Having spoken to the AFL’s Chief Medical Officer, Peter Harcourt, about the potential need to change the game given its inherent risks, he was confident in the game’s ability to withstand those questions.
“The long-term consequences we’ve got our eyes on, trying to understand what those risks are, but it seems to be low – seems to be. We don’t really know so we take a very conservative approach at this point,” Dr Harcourt said.
However, Wendi Carlisle’s investigation, first published in The Monthly, suggests that despite the risks Dr Harcourt discusses, the AFL is not transparent about how it seeks to manage mild brain trauma injuries.
Moreover, it again left me wondering about the fate of those who play the game at its lower levels.
A total of 1.5 million people – spanning men and women – play Australian Rules football each year. While the AFL sends a mixed message at the elite levels of the game with its approach to researching and mitigating against concussion, its trickle-down coverage for amateur competitions means clubs, trainers, coaches and players are left mainly to self-manage using AFL guidelines.
So just how does the community footballer deal with a concussion? What does one do when faced with multiple head knocks? It is a pertinent question, as a body of evidence emerges that repeated sub-concussive blows, in addition to concussive impacts, contribute to poor long-term health outcomes.
During the past six months, I have produced a podcast, titled Unsociable Game, that looks at the experiences of four recently retired community footballers from West Brunswick Amateur Football Club, including myself. We all retired from the sport at the end of the 2017 season.
I spoke to Dr Harcourt as part of this project.
When my attention turned to the project, I was at first interested in documenting and exploring the experience of the people for whom the game is both a passion and a sideline. I wanted to look at how they experienced a bad “head knock”, the ongoing symptoms, and the decision of whether or not they would play on.
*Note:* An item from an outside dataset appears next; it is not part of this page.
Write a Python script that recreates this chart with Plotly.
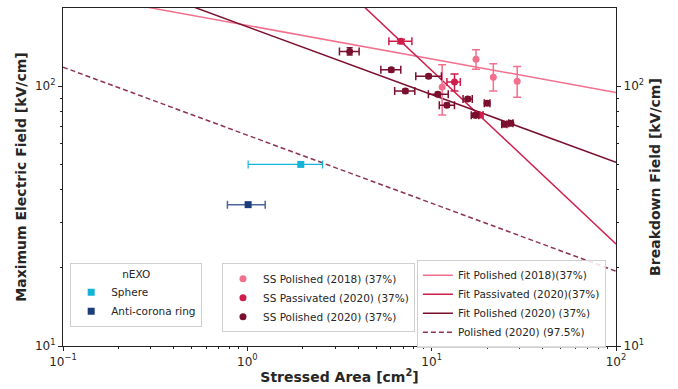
import plotly.graph_objects as go

# ---- data ----
# nEXO
sphere_A = [1.95]; sphere_E = [50.0]; sphere_A_lo = [1.01]; sphere_A_hi = [2.56]
ring_A = [1.01]; ring_E = [35.0]; ring_A_lo = [0.78]; ring_A_hi = [1.25]

# SS Polished (2018)
p18_A = [11.4, 17.4, 21.6, 29.1]
p18_E = [99.4, 127.0, 108.3, 104.5]
p18_E_lo = [77.4, 116.3, 95.9, 90.7]
p18_E_hi = [120.9, 138.0, 121.9, 119.0]

# SS Passivated (2020)
pa_A = [6.81, 13.3, 18.2]
pa_E = [148.8, 103.9, 77.4]
pa_A_lo = [5.86, 12.1, 17.4]
pa_A_hi = [7.81, 14.3, 19.0]
pa_E_lo = [146.0, 95.9, 75.8]
pa_E_hi = [151.5, 111.5, 79.0]

# SS Polished (2020)
p20_A = [3.59, 6.04, 9.62, 7.2, 10.8, 12.1, 15.7, 20.0, 17.2, 24.8, 26.9]
p20_E = [136.0, 115.6, 109.3, 95.9, 93.1, 84.5, 89.3, 86.0, 77.3, 71.3, 72.0]
p20_A_lo = [3.16, 5.3, 8.2, 6.3, 9.6, 11.0, 14.8, 19.3, 16.4, 24.0, 26.2]
p20_A_hi = [4.04, 6.8, 11.3, 8.1, 12.3, 13.3, 16.6, 20.7, 18.0, 25.6, 27.6]
p20_E_lo = [131.9, 113.5, 107.3, 94.2, 91.4, 83.0, 87.7, 84.4, 75.9, 70.0, 70.7]
p20_E_hi = [140.5, 117.7, 111.3, 97.6, 94.8, 86.0, 90.9, 87.6, 78.7, 72.6, 73.3]

# Fit lines (end points read at A = 0.1 and A = 100)
fit_A = [0.1, 100.0]
fit18_E = [230.7, 94.6]
fitpa_E = [2495.0, 24.7]
fit20_E = [309.0, 50.9]
fit20_975_E = [118.4, 19.4]

x_ticks = [0.1, 1, 10, 100]
x_ticktext = ["10<sup>−1</sup>", "10<sup>0</sup>", "10<sup>1</sup>", "10<sup>2</sup>"]
y_ticks = [10, 100]
y_ticktext = ["10<sup>1</sup>", "10<sup>2</sup>"]

C_SPH = "#14b3d9"
C_RING = "#1c3c7a"
C_P18 = "#f2708e"
C_PA = "#d01c4b"
C_P20 = "#7a0f2e"

def asym(v, lo, hi):
    return [h - x for x, h in zip(v, hi)], [x - l for x, l in zip(v, lo)]

fig = go.Figure()

# fit lines
fig.add_trace(go.Scatter(x=fit_A, y=fit18_E, mode="lines", line=dict(color=C_P18, width=1.5),
                         name="Fit Polished (2018)(37%)", legend="legend3"))
fig.add_trace(go.Scatter(x=fit_A, y=fitpa_E, mode="lines", line=dict(color=C_PA, width=1.5),
                         name="Fit Passivated (2020)(37%)", legend="legend3"))
fig.add_trace(go.Scatter(x=fit_A, y=fit20_E, mode="lines", line=dict(color=C_P20, width=1.5),
                         name="Fit Polished (2020) (37%)", legend="legend3"))
fig.add_trace(go.Scatter(x=fit_A, y=fit20_975_E, mode="lines",
                         line=dict(color="rgba(122,15,46,0.85)", width=1.5, dash="5px,3px"),
                         name="Polished (2020) (97.5%)", legend="legend3"))

# nEXO
p, m = asym(sphere_A, sphere_A_lo, sphere_A_hi)
fig.add_trace(go.Scatter(x=sphere_A, y=sphere_E, mode="markers", name="Sphere", legend="legend",
                         marker=dict(symbol="square", size=7, color=C_SPH),
                         error_x=dict(type="data", array=p, arrayminus=m, color=C_SPH, thickness=1.2, width=4)))
p, m = asym(ring_A, ring_A_lo, ring_A_hi)
fig.add_trace(go.Scatter(x=ring_A, y=ring_E, mode="markers", name="Anti-corona ring", legend="legend",
                         marker=dict(symbol="square", size=7, color=C_RING),
                         error_x=dict(type="data", array=p, arrayminus=m, color="#4a6898", thickness=1.5, width=4)))

# SS data
py, my = asym(p18_E, p18_E_lo, p18_E_hi)
fig.add_trace(go.Scatter(x=p18_A, y=p18_E, mode="markers", name="SS Polished (2018) (37%)", legend="legend2",
                         marker=dict(symbol="circle", size=7, color=C_P18),
                         error_y=dict(type="data", array=py, arrayminus=my, color=C_P18, thickness=1.5, width=4)))
px_, mx_ = asym(pa_A, pa_A_lo, pa_A_hi)
py, my = asym(pa_E, pa_E_lo, pa_E_hi)
fig.add_trace(go.Scatter(x=pa_A, y=pa_E, mode="markers", name="SS Passivated (2020) (37%)", legend="legend2",
                         marker=dict(symbol="circle", size=7, color=C_PA),
                         error_x=dict(type="data", array=px_, arrayminus=mx_, color=C_PA, thickness=1.5, width=4),
                         error_y=dict(type="data", array=py, arrayminus=my, color=C_PA, thickness=1.5, width=4)))
px_, mx_ = asym(p20_A, p20_A_lo, p20_A_hi)
py, my = asym(p20_E, p20_E_lo, p20_E_hi)
fig.add_trace(go.Scatter(x=p20_A, y=p20_E, mode="markers", name="SS Polished (2020) (37%)", legend="legend2",
                         marker=dict(symbol="circle", size=7, color=C_P20),
                         error_x=dict(type="data", array=px_, arrayminus=mx_, color=C_P20, thickness=1.5, width=4),
                         error_y=dict(type="data", array=py, arrayminus=my, color=C_P20, thickness=1.5, width=3)))

# dummy for right axis
fig.add_trace(go.Scatter(x=[None], y=[None], yaxis="y2", showlegend=False, hoverinfo="skip"))

FONT = "DejaVu Sans"
TXT = "#262626"
minor_x = [a * b for b in (0.1, 1, 10) for a in range(2, 10)]
minor_y = [a * 10 for a in range(2, 10)]

axis_common = dict(type="log", showgrid=False, zeroline=False, showline=True, linecolor="#222",
                   linewidth=1.2, ticks="outside", ticklen=4, tickwidth=1, tickcolor="#222",
                   automargin=False,
                   tickfont=dict(family=FONT, size=12, color=TXT))

LEG = dict(xanchor="left", yanchor="top", bgcolor="rgba(255,255,255,0.85)",
           bordercolor="#d0d0d0", borderwidth=1, font=dict(family=FONT, size=10.5, color=TXT),
           tracegroupgap=0, itemwidth=30)

fig.update_layout(
    width=678, height=389,
    margin=dict(l=63, r=62, t=8, b=43),
    paper_bgcolor="white", plot_bgcolor="white",
    font=dict(family=FONT, size=11, color=TXT),
    xaxis=dict(**axis_common, range=[-1, 2], tickvals=x_ticks, ticktext=x_ticktext, mirror=True,
               minor=dict(tickvals=minor_x, ticks="outside", ticklen=2, tickcolor="#222"),
               title=dict(text="<b>Stressed Area [cm<sup>2</sup>]</b>", font=dict(family=FONT, size=14, color=TXT), standoff=4)),
    yaxis=dict(**axis_common, range=[1, 2.30103], tickvals=y_ticks, ticktext=y_ticktext,
               minor=dict(tickvals=minor_y, ticks="outside", ticklen=2, tickcolor="#222"),
               title=dict(text="<b>Maximum Electric Field [kV/cm]</b>", font=dict(family=FONT, size=14, color=TXT), standoff=4)),
    yaxis2=dict(**axis_common, range=[1, 2.30103], tickvals=y_ticks, ticktext=y_ticktext,
                overlaying="y", side="right",
                minor=dict(tickvals=minor_y, ticks="outside", ticklen=2, tickcolor="#222"),
                title=dict(text="<b>Breakdown Field [kV/cm]</b>", font=dict(family=FONT, size=14, color=TXT), standoff=7)),
    legend=dict(**LEG, x=0.013, y=0.245,
                title=dict(text="nEXO", side="top center", font=dict(family=FONT, size=10.5, color=TXT))),
    legend2=dict(**LEG, x=0.2875, y=0.245),
    legend3=dict(**LEG, x=0.640, y=0.255),
)

fig.write_html("out.html", config={"displayModeBar": False},
               post_script="document.body.style.margin='0';document.body.style.overflow='hidden';")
However, other contexts began to complicate the investigation. On a community-wide level, while the AFL has developed some programs that equip trainers and parents at junior and amateur level with mechanisms to help identify potential concussions, it has no way of keeping track of the level of concussive impacts across its community competitions.
Furthermore, the research that is available suggests clarity is urgently needed. With limited studies suggesting amateur men’s football mirrors the likelihood of concussion at the elite level, it is possible that for every three games of adult football played around the country, a concussive head-knock occurs.
Despite this, the information of the past week suggests we might not be able to trust the AFL to look after the interests of its 800-plus full-time men’s players, something which is outside my podcast’s remit.
It does, however, add the following question: If this is true, what chance do the 1.5 million community participants have of getting policy and support that adequately looks after their well-being?